Apocalypse Now – Making Sense Of The Senseless

Our hearts go out to the victims of the terrorist attack on the Tennessee Valley Unitarian Universalist Church in Knoxville. In a candlelight vigil on Tuesday, Unitarian Universalist president William Sinkford stated, “We’re here tonight to make sense of the senseless.”

However, there was nothing senseless in the thinking of the killer, Jim Adkisson. His plan, his motivation and attitude toward his victims, and his expectation of his own bloody demise were a localized expression of the universal spiritual dynamic laid out nearly 2000 years ago in the Apocalypse of John.
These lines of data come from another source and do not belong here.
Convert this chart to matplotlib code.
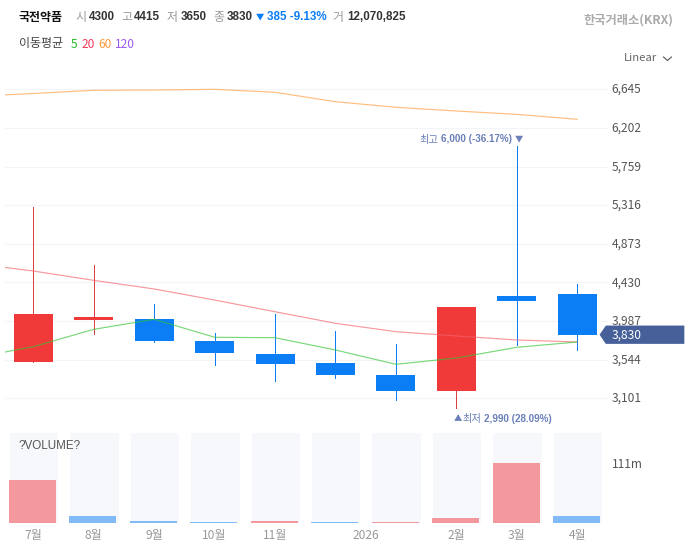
import matplotlib
matplotlib.use("Agg")
import matplotlib.pyplot as plt
from matplotlib.patches import Polygon
from matplotlib.transforms import ScaledTranslation

plt.rcParams['font.family'] = ['Noto Sans CJK KR', 'DejaVu Sans']

# ---- data ----
idx = list(range(10))
opens  = [3515, 3999, 4010, 3758, 3609, 3506, 3368, 3185, 4275, 4300]
closes = [4065, 4034, 3758, 3620, 3495, 3368, 3185, 4148, 4220, 3830]
highs  = [5295, 4627, 4179, 3850, 4068, 3873, 3724, 4148, 6000, 4415]
lows   = [3515, 3838, 3750, 3483, 3300, 3330, 3085, 2990, 3716, 3650]
ma_x   = [-1, 0, 1, 2, 3, 4, 5, 6, 7, 8, 9]
ma5    = [3563, 3693, 3892, 4007, 3801, 3796, 3655, 3491, 3563, 3686, 3747]
ma20   = [4648, 4561, 4454, 4355, 4228, 4094, 3961, 3865, 3816, 3770, 3747]
ma60   = [6563, 6597, 6634, 6637, 6645, 6611, 6503, 6439, 6396, 6358, 6301]
volume = [79.5, 12.5, 3.4, 1.2, 4.6, 1.2, 2.6, 8.6, 111, 12.07]
vol_dir = ['up', 'down', 'down', 'down', 'up', 'down', 'up', 'up', 'up', 'down']
price_ticks = [3101, 3544, 3987, 4430, 4873, 5316, 5759, 6202, 6645]
x_tick_pos = [0, 1, 2, 3, 4, 5.5, 7, 8, 9]
x_tick_labels = ['7월', '8월', '9월', '10월', '11월', '2026', '2월', '3월', '4월']
vol_tick = 111
last_price = 3830

# ---- layout ----
W, H = 691, 553
RED, BLUE = '#f03a3a', '#0b7ef5'
VRED, VBLUE = '#f3989d', '#82baf7'
GRID = '#f2f4f8'
def axes_px(l, t, r, b):
    return fig.add_axes([l / W, 1 - b / H, (r - l) / W, (b - t) / H])

fig = plt.figure(figsize=(W / 100, H / 100), dpi=100, facecolor='white')
px_per_idx = 60.44
xlim = ((4.5 - 33.3) / px_per_idx, (608 - 33.3) / px_per_idx)
fs = 8.64

# price panel
ax = axes_px(4.5, 70, 608, 425)
upp = 11.47
ax.set_ylim(3101 - (425 - 398.3) * upp, 3101 + (398.3 - 70) * upp)
ax.set_xlim(xlim)
for s in ax.spines.values():
    s.set_visible(False)
ax.set_yticks(price_ticks)
ax.set_yticklabels([f'{v:,}' for v in price_ticks], fontsize=fs, color='#555555')
ax.yaxis.tick_right()
ax.tick_params(axis='y', length=0, pad=2.6)
up_shift = ScaledTranslation(0, 1.2 / 100, fig.dpi_scale_trans)
for lab in ax.get_yticklabels():
    lab.set_transform(lab.get_transform() + up_shift)
ax.set_xticks([])
ax.grid(axis='y', color=GRID, lw=0.75)
ax.set_axisbelow(True)

for i, o, c, h, l in zip(idx, opens, closes, highs, lows):
    col = RED if c >= o else BLUE
    ax.vlines(i, l, h, color='#d94040' if c >= o else col, lw=0.5, zorder=2, antialiased=False)
    ax.bar(i, abs(c - o), bottom=min(o, c), width=39 / px_per_idx, color=col, zorder=3, lw=0)

ax.plot(ma_x, ma60, color='#ff9a3c', alpha=0.65, lw=0.85, zorder=4)
ax.plot(ma_x, ma20, color='#f5626a', alpha=0.65, lw=0.85, zorder=4)
ax.plot(ma_x, ma5, color='#32c432', alpha=0.65, lw=0.85, zorder=4)

# volume panel
vx = axes_px(4.5, 433, 608, 523)
vx.set_xlim(xlim)
vx.set_ylim(0, 166.5)
for s in vx.spines.values():
    s.set_visible(False)
off_bg = 0.7 / px_per_idx
off_v = -0.8 / px_per_idx
vx.bar([i + off_bg for i in idx], [166.5] * len(idx), width=48.4 / px_per_idx, color='#f7f8fc', lw=0, zorder=1)
vx.bar([i + off_v for i in idx], volume, width=47 / px_per_idx,
       color=[VRED if d == 'up' else VBLUE for d in vol_dir], lw=0, zorder=2)
vx.set_yticks([vol_tick])
vx.set_yticklabels([f'{vol_tick}m'], fontsize=fs, color='#555555')
vx.yaxis.tick_right()
vx.tick_params(axis='y', length=0, pad=2.6)
vx.set_xticks(x_tick_pos)
vx.set_xticklabels(x_tick_labels, fontsize=fs, color='#999999')
vx.tick_params(axis='x', length=0, pad=4)

# overlay in pixel coordinates for header text and tags
ov = fig.add_axes([0, 0, 1, 1], zorder=10)
ov.set_xlim(0, W)
ov.set_ylim(H, 0)
ov.axis('off')
ov.patch.set_alpha(0)
def T(x, y, s, color='#333333', weight='normal', size=fs, ha='left', family=None):
    ov.text(x, y, s, color=color, fontweight=weight, fontsize=size, ha=ha, va='center',
            family=family)

GR = '#999999'
DK = '#333333'
LAT = ['Liberation Sans', 'Noto Sans CJK KR']
T(19, 17, '국전약품', '#111111', 'bold')
for x, s in [(75, '시'), (121, '고'), (167, '저'), (213, '종'), (332, '거')]:
    T(x, 17, s, GR)
for x, s in [(89, '4300'), (134, '4415'), (181, '3650'), (227, '3830'), (347, '12,070,825')]:
    T(x, 16.5, s, DK, 'bold', size=8.4, family=LAT)
T(256, 16.5, '▼', '#0b7ef5', size=6)
T(267, 16.5, '385 -9.13%', '#0b7ef5', 'bold', size=8.4, family=LAT)
T(673, 20, '한국거래소(KRX)', '#aaaaaa', 'bold', size=8.8, ha='right')
T(19, 44, '이동평균', '#444444')
T(71, 44, '5', '#22bb22')
T(82, 44, '20', '#f0395a')
T(98, 44, '60', '#ff9a3c')
T(115, 44, '120', '#9b59f5')
T(624, 58, 'Linear', '#666666', size=8.2)
ov.plot([663.5, 667.5, 671.5], [57, 60.5, 57], color='#555555', lw=0.8)

AN = '#6b80b8'
T(419, 140, '최고', AN, 'medium', size=7.4)
T(441, 139.5, f'{max(highs):,} (-36.17%)', AN, 'bold', size=7.1, family=LAT)
T(514.5, 139, '▼', AN, size=6)
T(453.5, 418.5, '▲', AN, size=6)
T(462, 419, '최저', AN, 'medium', size=7.4)
T(484, 418.5, f'{min(lows):,} (28.09%)', AN, 'bold', size=7.1, family=LAT)
T(19, 446, '?VOLUME?', '#555555', size=8.4, family=LAT)

# last-price tag, placed from the price axis
yc = 398.3 - (last_price - 3101) / upp
ov.add_patch(Polygon([(600, yc), (606, yc - 8.8), (684, yc - 8.8), (684, yc + 8.8), (606, yc + 8.8)],
                     closed=True, facecolor='#46609a', edgecolor='#46609a', lw=0.5, joinstyle='round'))
T(612, yc, f'{last_price:,}', 'white')

fig.savefig('out.png', dpi=100)
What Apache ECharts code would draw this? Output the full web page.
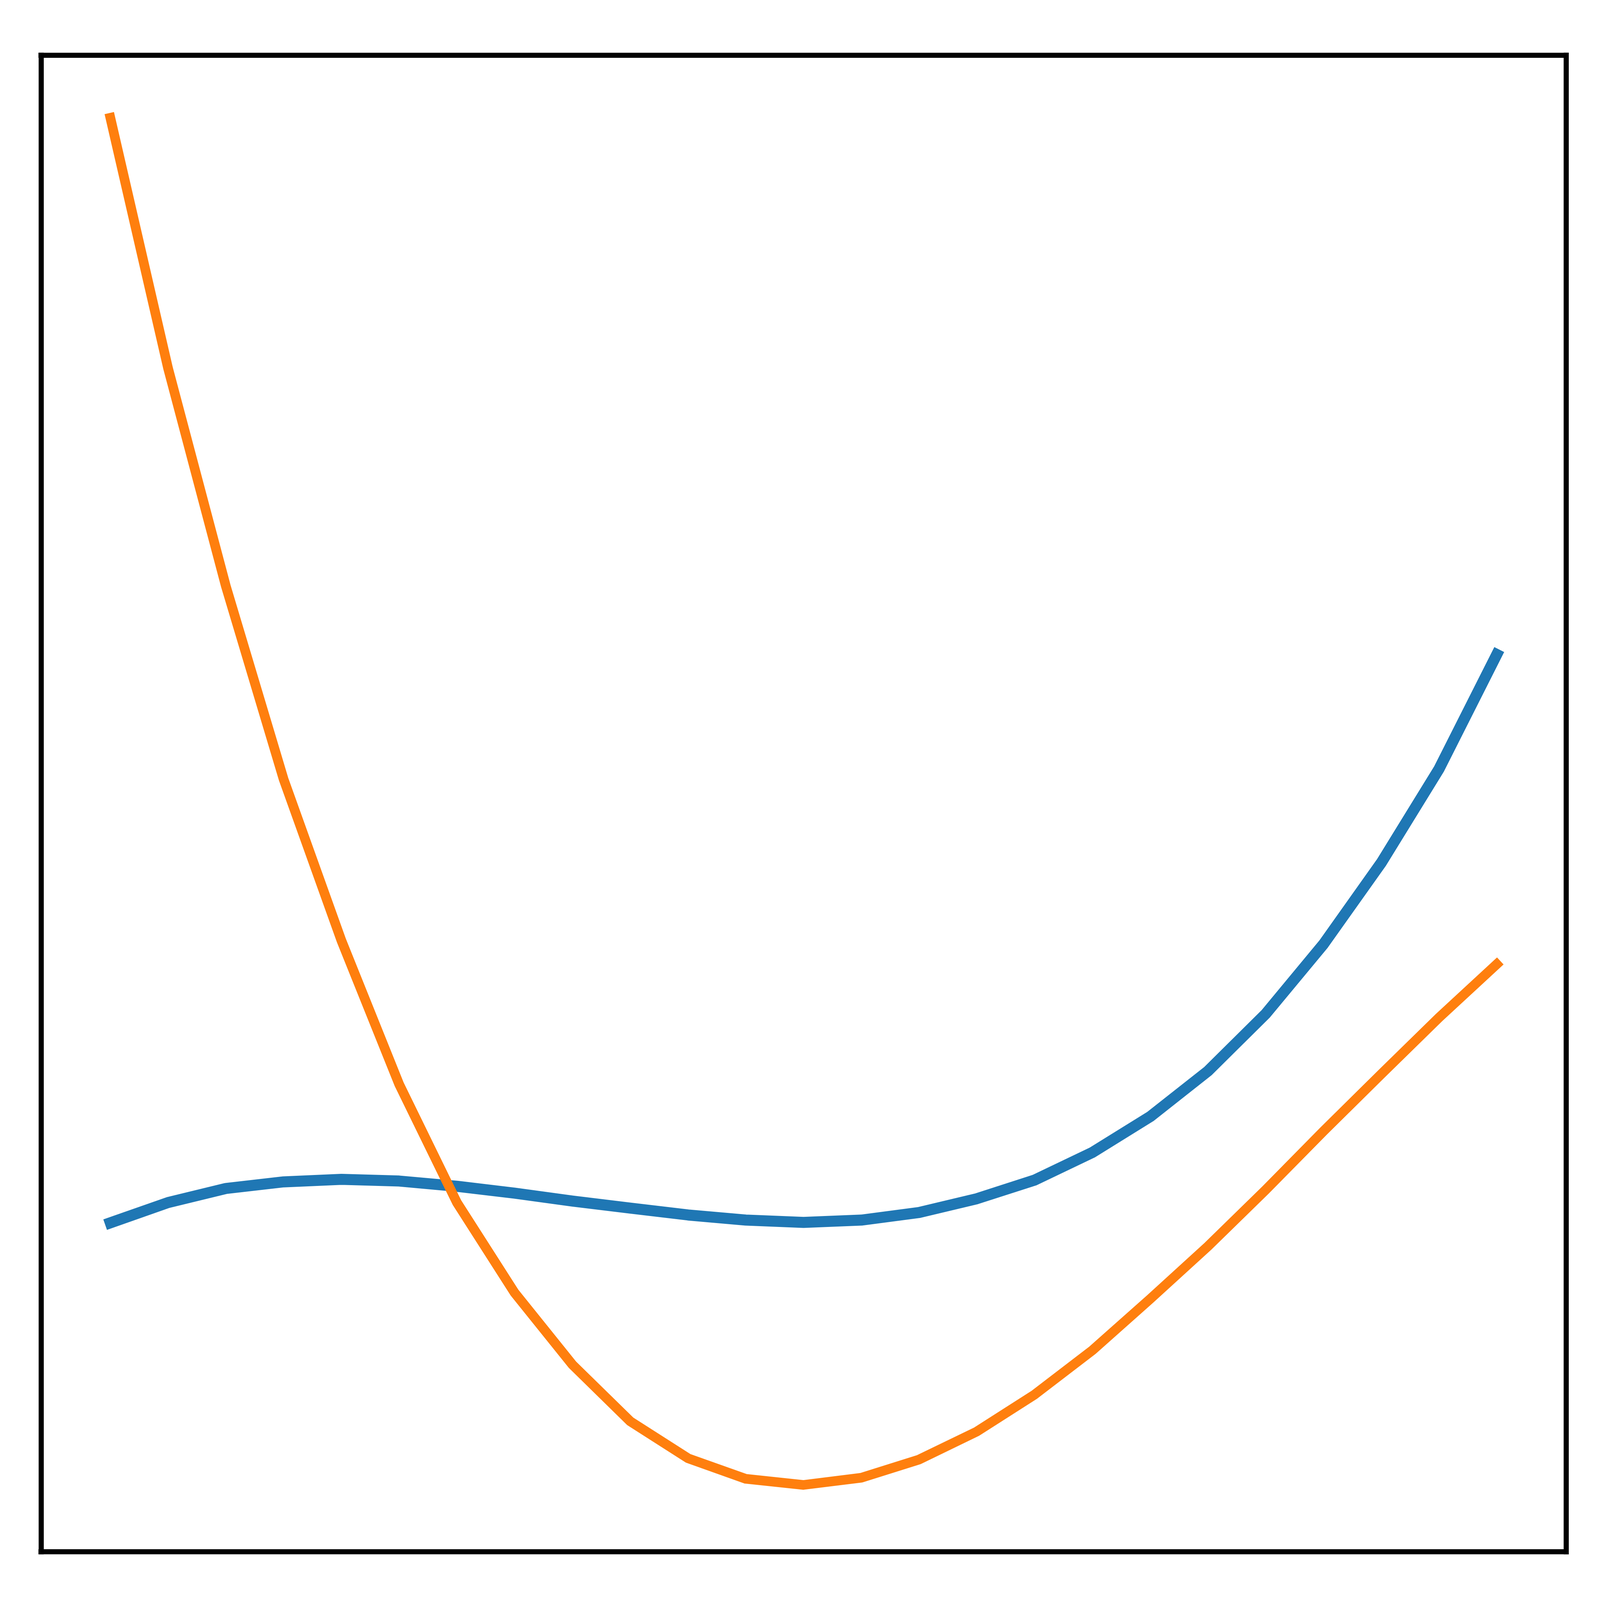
<!DOCTYPE html>
<html>
<head>
<meta charset="utf-8">
<script src="https://cdn.jsdelivr.net/npm/echarts@6/dist/echarts.min.js"></script>
<style>
html,body{margin:0;padding:0;background:#fff;overflow:hidden;width:100%;height:100%;}
#chart{width:100vw;height:100vh;}
</style>
</head>
<body>
<div id="chart"></div>
<script>
// x positions (index of point)
var xValues = [0,1,2,3,4,5,6,7,8,9,10,11,12,13,14,15,16,17,18,19,20,21,22,23,24];
// blue series (arbitrary units)
var blueValues = [238.5,253.2,263.4,268.2,270.0,268.8,265.0,260.0,254.3,249.2,244.2,240.5,238.8,240.5,246.0,256.0,269.5,289.5,315.5,348.5,390.0,440.5,499.5,567.5,650.5];
// orange series
var orangeValues = [1039.6,857.9,700.0,560.0,443.1,338.9,253.2,187.7,135.6,94.6,67.8,52.9,48.5,53.7,66.9,87.2,114.0,146.1,183.3,221.5,262.4,304.9,346.3,387.3,426.0];

function pairs(xs, ys){ return xs.map(function(x,i){ return [x, ys[i]]; }); }

var el = document.getElementById('chart');
var W = el.clientWidth, H = el.clientHeight;
var kx = W / 5850, ky = H / 4350, k = (kx + ky) / 2;
var spine = {show: true, onZero: false, lineStyle: {color: '#000000', width: 16 * k, cap: 'square'}};
var hidden = {axisTick: {show:false}, axisLabel: {show:false}, splitLine: {show:false}};
var chart = echarts.init(el, null, {renderer:'canvas'});
chart.setOption({
  animation: false,
  backgroundColor: '#ffffff',
  grid: {left: 150 * kx, top: 150 * ky, right: 124 * kx, bottom: 131 * ky},
  xAxis: [
    Object.assign({type: 'value', min: -1.2, max: 25.2, position: 'bottom', axisLine: spine}, hidden),
    Object.assign({type: 'value', min: -1.2, max: 25.2, position: 'top', axisLine: spine}, hidden)
  ],
  yAxis: [
    Object.assign({type: 'value', min: 0, max: 1085, position: 'left', axisLine: spine}, hidden),
    Object.assign({type: 'value', min: 0, max: 1085, position: 'right', axisLine: spine}, hidden)
  ],
  series: [
    {
      type: 'line', data: pairs(xValues, blueValues), showSymbol: false, symbol: 'none',
      clip: false,
      lineStyle: {color: '#1f77b4', width: 30 * ky, cap: 'square', join: 'round'}
    },
    {
      type: 'line', data: pairs(xValues, orangeValues), showSymbol: false, symbol: 'none',
      clip: false,
      lineStyle: {color: '#ff7f0e', width: 30 * k, cap: 'square', join: 'round'}
    }
  ]
});
</script>
</body>
</html>
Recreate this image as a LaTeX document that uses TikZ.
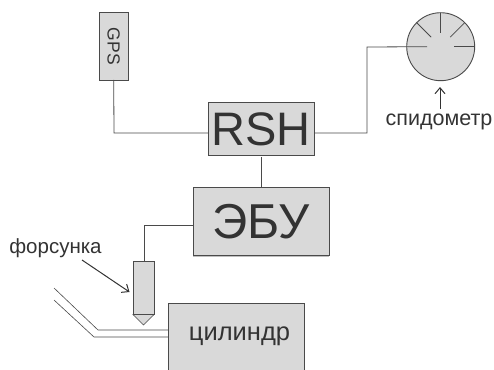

As explained earlier in this blog, AUR considers the religious importance of the Apocalypse to be in its typology of evils. The Apocalypse is not a historical, physical one-time event for Reform Unitarianism the way it is for churches that indulge in materialist exegesis; it is a spiritual dynamic in action in our lives at all times. The Apocalypse is not on its way, it is at hand. It always has been, and it always will be.

The Typology Of Evils

The Beast in John’s Apocalypse represents the violent and authoritarian evil of Rage, while Babylon is the licentious and libertine evil of Lust. In John’s eschatological vision, the Beast and Babylon are closely related, but in tension. Wanton Babylon is described as riding the resentful Beast, who then rises up in hatred and destroys Her.

Adkisson clearly considered the Unitarian Universalists his Babylon, a physical manifestation of the spirit of wanton licentiousness. A longtime acquaintance told a local newspaper that Adkisson hated “blacks, gays and anyone different from him,” and one of the investigators told reporters that Adkisson “stated that he had targeted the church because of its liberal teachings and his belief that all liberals should be killed because they were ruining the country.”

However, despite that it demonstrated the Bestial nature of his own sin, the killer’s prejudice against his targets was ultimately proven wrong.

The Apocalyptic Saints

In the Apocalypse, the false god of the Beast lays seige to the false city of Babylon to destroy it. After the destruction of Babylon, the Beast is confronted and defeated by the Saints of New Jerusalem, a true city of the true God. That Adkisson was playing out this spiritual dynamic is clear in that, according to police reports about a letter written just before the attack, “he expected to be in [the church] shooting people until the police arrived and that he fully expected to be killed by the responding police.”

Manifesting the spirit of Bestial Rage, Adkisson believed he would lay waste to the Babylon he saw in Unitarian Universalism, and in turn be destroyed by the police, who were to play the role of the righteous Saints.

But, he was wrong. The congregation tackled their assailant, disarmed him, and held him for police. They were not passive victims, but full participants with the proper authorities, ready to employ the force necessary to defeat his unrighteous violence.

As a resentful and angry terrorist, Adkisson was certainly playing the Beast, but the Unitarian Universalists he attacked were by no means about to play limp Babylon to his assault. They stood up and fought back, and for that they deserve to be honored and congratulated.

Moreover, they deserve to understand the sense of the spirit in which they resisted tyranny, the reconciled and righteous force of the Saints of the Apocalypse.